Topics: Urban Development, Arts

Publication Date: 
11/10/2009

“Architecture is an art, but we cannot view it only through an aesthetic lens,” said The New Yorker’s architecture critic Paul Goldberger. “If you think things are simple—black and white—you’ll never really get architecture.” Goldberger reminded the Institute audience that architecture also relates to how people live, to sociology, to culture, and even to finance. In other words, architecture is not only an object to admire; it is highly functional.

And it’s a process that is happening at breakneck speed in Beijing.
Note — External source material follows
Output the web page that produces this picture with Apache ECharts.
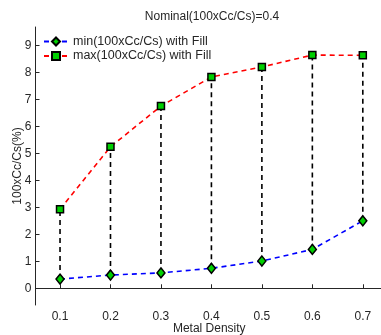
<!DOCTYPE html>
<html><head><meta charset="utf-8">
<script src="https://cdn.jsdelivr.net/npm/echarts@6/dist/echarts.min.js"></script>
<style>html,body{margin:0;padding:0;background:#fff}#c{width:381px;height:335px}</style>
</head><body><div id="c"></div>
<script>
var density = [0.1, 0.2, 0.3, 0.4, 0.5, 0.6, 0.7];
var minVals = [0.34, 0.49, 0.57, 0.74, 1.01, 1.44, 2.50];
var maxVals = [2.93, 5.24, 6.75, 7.83, 8.20, 8.64, 8.63];
var yTicks = [0, 1, 2, 3, 4, 5, 6, 7, 8, 9];
var xTicks = [0.1, 0.2, 0.3, 0.4, 0.5, 0.6, 0.7];
var titleText = 'Nominal(100xCc/Cs)=0.4';
var minName = 'min(100xCc/Cs) with Fill';
var maxName = 'max(100xCc/Cs) with Fill';

var font = 'Liberation Sans, Arial, Helvetica, sans-serif';
var chart = echarts.init(document.getElementById('c'), null, {renderer: 'canvas'});
var minData = density.map(function (x, i) { return [x, minVals[i]]; });
var maxData = density.map(function (x, i) { return [x, maxVals[i]]; });
var rangeData = density.map(function (x, i) { return [x, minVals[i], maxVals[i]]; });

chart.setOption({
  animation: false,
  title: {text: titleText, left: 207, top: 6, textAlign: 'center',
    textStyle: {fontFamily: font, fontSize: 12, fontWeight: 'normal', color: '#262626'}},
  grid: {left: 35.5, right: -2, top: 27, bottom: 30, containLabel: false, outerBoundsMode: 'none'},
  legend: {
    orient: 'vertical', left: 38, top: 30, itemWidth: 24, itemHeight: 10, itemGap: 1.5,
    textStyle: {fontFamily: font, fontSize: 12.5, color: '#262626'},
    data: [minName, maxName]
  },
  xAxis: {
    type: 'value', min: 0.0514, max: 0.7400,
    name: 'Metal Density', nameLocation: 'middle', nameGap: 18, nameMoveOverlap: false,
    nameTextStyle: {fontFamily: font, fontSize: 12, color: '#262626'},
    axisLine: {lineStyle: {color: '#262626', width: 1}},
    axisTick: {inside: true, length: 4, customValues: xTicks, lineStyle: {color: '#262626'}},
    axisLabel: {customValues: xTicks, fontFamily: font, fontSize: 12, color: '#262626', margin: 6,
      formatter: function (v) { return v.toFixed(1); }},
    splitLine: {show: false}
  },
  yAxis: {
    type: 'value', min: -0.62, max: 9.68,
    name: '100xCc/Cs(%)', nameLocation: 'middle', nameGap: 12, nameRotate: 90, nameMoveOverlap: false,
    nameTextStyle: {fontFamily: font, fontSize: 12, color: '#262626'},
    axisLine: {show: true, lineStyle: {color: '#262626', width: 1}},
    axisTick: {show: true, inside: true, length: 4, customValues: yTicks, lineStyle: {color: '#262626'}},
    axisLabel: {customValues: yTicks, fontFamily: font, fontSize: 12, color: '#262626', margin: 4},
    splitLine: {show: false}
  },
  series: [
    {
      type: 'custom', name: 'range', silent: true, z: 1,
      renderItem: function (params, api) {
        var p1 = api.coord([api.value(0), api.value(1)]);
        var p2 = api.coord([api.value(0), api.value(2)]);
        return {type: 'line', shape: {x1: p1[0], y1: p1[1], x2: p2[0], y2: p2[1]},
          style: {stroke: '#000', lineWidth: 1.6, lineDash: [5, 4]}};
      },
      data: rangeData
    },
    {
      type: 'line', name: minName, data: minData, z: 3,
      symbol: 'diamond', symbolSize: [8, 10],
      lineStyle: {color: '#0000ff', width: 1.6, type: [5, 4]},
      itemStyle: {color: '#00d000', borderColor: '#000', borderWidth: 1.5}
    },
    {
      type: 'line', name: maxName, data: maxData, z: 3,
      symbol: 'rect', symbolSize: 7,
      lineStyle: {color: '#ff0000', width: 1.6, type: [5, 4]},
      itemStyle: {color: '#00d000', borderColor: '#000', borderWidth: 1.5}
    }
  ]
});
</script></body></html>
Goldberger spoke of the alacrity with which buildings are conceived, designed, and erected in China; it’s what happens when an autocracy sets its sights on project rather than a democracy. “Beijing makes Houston look like a paragon of rational planning,” he said, adding that “it is astonishing the speed at which China has replicated our mistakes.”

Goldberger acknowledged the lack of aesthetics in the growing ex-urban sprawl seen across America—the “monoculture.” Still, when pressed by moderator Dana Gioia, director of the Institute’s Harman-Eisner Program in the Arts, Goldberger was also surprisingly sanguine about the future of architecture in America. He said that time creates the diversity of building styles and neighborhoods that make cities exciting, not the place itself. “Sometimes time is the most powerful shaper of a place,” Goldberger said. “It’s the accidents that happen in a city: serendipity through propinquity. … Architecture is a dialectic between generations.”